Strauss is also gearing up for post-holiday sales. "Immediately after the holiday we will start to plan our actions for 2011," said Ben-Weiss. "In the meantime, we are adapting what we are doing for the consumer and what we feel they want. The past two years were characterized by a consumer tendency to examine prices very carefully."
The Israeli dairy products market is controlled by the three main players: Tnuva, Strauss and Tara, with 58%, 23% and 10% market share respectively.
Together, the three biggest dairies control more than 90% of the dairy products business, according to data from StoreNext Israel, which compiles figures on retail sales.
Over the past few months, the price war in the industry has heated up as total sales have stagnated and the dairies have invaded each other's core territories. Tara has started making its own brand of soft white cheeses to compete with Tnuva and Strauss; Tnuva has moved into puddingst to compete with Strauss; and Strauss is expanding into milk with its Yotvata brand. But competition hasn't necessarily helped consumers: even as the companies put select their products on sale, they have been raising the standard prices.

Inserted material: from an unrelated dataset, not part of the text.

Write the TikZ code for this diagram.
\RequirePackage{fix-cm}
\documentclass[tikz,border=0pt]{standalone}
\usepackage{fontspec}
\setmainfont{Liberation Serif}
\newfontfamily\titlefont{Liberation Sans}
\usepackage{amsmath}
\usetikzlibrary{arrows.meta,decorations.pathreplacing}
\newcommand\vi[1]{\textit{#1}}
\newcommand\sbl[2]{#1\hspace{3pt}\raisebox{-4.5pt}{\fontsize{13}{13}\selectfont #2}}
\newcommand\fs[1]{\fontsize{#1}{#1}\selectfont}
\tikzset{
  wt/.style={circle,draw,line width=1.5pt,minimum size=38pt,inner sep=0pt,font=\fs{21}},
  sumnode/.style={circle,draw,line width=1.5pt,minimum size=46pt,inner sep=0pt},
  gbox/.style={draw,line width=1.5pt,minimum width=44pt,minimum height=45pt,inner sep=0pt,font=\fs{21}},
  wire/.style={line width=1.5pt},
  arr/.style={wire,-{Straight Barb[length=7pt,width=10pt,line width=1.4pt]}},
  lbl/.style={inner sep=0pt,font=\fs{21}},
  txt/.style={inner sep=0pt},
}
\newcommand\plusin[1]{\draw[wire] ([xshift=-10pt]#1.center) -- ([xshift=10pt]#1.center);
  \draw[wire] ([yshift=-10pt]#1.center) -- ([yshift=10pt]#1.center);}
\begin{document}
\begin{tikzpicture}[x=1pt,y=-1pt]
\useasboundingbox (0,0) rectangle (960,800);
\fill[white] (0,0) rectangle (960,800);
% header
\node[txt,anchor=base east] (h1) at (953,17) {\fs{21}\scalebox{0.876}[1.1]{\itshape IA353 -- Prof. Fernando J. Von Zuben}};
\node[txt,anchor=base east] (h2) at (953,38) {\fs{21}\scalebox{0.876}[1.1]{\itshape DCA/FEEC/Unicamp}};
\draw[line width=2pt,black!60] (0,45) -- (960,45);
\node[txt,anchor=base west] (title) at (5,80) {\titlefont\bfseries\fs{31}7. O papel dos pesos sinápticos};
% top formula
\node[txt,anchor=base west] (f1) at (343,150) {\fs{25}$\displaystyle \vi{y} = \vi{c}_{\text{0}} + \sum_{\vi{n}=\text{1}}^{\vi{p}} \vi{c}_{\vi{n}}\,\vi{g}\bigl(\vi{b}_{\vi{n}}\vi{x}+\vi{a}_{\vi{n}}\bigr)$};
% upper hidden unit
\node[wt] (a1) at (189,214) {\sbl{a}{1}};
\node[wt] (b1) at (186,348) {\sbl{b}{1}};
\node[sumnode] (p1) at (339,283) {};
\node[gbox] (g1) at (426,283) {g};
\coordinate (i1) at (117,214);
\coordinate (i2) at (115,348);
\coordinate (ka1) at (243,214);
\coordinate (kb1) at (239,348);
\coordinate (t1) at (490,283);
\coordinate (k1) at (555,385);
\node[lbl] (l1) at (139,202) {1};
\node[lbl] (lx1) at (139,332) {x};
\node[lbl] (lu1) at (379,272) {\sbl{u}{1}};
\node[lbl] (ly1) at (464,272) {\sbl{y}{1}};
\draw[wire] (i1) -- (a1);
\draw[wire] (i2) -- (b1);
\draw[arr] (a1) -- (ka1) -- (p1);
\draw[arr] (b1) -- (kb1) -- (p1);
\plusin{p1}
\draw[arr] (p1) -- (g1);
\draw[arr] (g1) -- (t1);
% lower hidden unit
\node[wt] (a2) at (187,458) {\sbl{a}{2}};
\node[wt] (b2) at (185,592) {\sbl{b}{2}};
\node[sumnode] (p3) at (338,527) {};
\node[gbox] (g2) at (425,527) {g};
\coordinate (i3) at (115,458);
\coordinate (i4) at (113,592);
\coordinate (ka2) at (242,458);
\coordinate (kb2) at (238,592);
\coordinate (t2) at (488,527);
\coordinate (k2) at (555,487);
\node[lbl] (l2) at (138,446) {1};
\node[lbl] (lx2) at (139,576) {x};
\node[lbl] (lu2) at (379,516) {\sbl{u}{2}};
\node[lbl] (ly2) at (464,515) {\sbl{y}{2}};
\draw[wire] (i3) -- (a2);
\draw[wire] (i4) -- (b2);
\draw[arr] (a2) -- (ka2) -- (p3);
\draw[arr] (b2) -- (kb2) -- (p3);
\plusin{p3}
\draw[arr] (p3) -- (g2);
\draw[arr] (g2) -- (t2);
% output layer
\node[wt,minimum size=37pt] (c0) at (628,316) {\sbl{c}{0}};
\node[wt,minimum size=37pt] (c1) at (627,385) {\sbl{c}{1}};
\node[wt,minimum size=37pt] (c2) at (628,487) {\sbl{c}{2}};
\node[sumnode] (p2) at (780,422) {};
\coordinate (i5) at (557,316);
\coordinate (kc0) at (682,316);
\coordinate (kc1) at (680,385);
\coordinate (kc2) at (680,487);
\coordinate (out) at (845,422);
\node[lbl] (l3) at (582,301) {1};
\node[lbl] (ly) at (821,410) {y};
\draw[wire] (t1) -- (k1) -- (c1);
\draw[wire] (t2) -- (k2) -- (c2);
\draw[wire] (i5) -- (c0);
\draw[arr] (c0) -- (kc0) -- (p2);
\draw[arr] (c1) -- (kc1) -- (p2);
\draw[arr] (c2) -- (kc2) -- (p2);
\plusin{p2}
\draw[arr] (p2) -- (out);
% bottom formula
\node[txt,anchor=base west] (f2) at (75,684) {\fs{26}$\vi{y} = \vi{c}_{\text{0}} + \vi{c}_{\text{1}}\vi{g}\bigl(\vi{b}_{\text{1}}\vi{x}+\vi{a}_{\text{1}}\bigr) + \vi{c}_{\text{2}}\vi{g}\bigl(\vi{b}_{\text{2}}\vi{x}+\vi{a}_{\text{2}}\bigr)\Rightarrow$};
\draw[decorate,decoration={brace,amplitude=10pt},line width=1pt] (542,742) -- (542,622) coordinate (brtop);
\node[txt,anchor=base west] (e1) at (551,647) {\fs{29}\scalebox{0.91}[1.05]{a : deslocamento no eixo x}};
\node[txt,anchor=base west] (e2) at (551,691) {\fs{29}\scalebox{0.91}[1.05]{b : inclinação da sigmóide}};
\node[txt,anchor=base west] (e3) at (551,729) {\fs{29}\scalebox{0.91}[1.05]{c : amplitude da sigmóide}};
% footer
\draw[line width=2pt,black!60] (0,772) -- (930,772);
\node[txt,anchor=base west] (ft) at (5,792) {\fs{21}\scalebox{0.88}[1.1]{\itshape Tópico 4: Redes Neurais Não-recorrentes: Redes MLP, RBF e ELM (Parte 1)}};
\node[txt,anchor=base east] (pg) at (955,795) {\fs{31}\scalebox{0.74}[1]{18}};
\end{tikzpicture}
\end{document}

"I'm glad we're not in a battle over prices. In general, we are selling products the other dairies don't have," said Ezra Cohen, the CEO of the small Gad Dairy. Gad has slightly less than a 3% market share.
The Israel Dairy Board, the central institution that deals with the planning and regulation of milk production, says Isrelis consumed about 176 liters of milk a year per person in 2009, down just 0.3% from 2008.
Over the past decade, Israeli milk consumption has risen by 2.4% per capita, a rather low growth rate considering the millions of shekels the dairies spend on marketing every year.
Israeli milk consumption is low by Western standards, given that Scandinavian and Western European countries average some 300-350 liters per person per year. Americans make do with 210 liters. Israeli consumption is about the same as in Argentina, though not as low as countries like Japan, whose residents consume an average of 100 liters per person every year.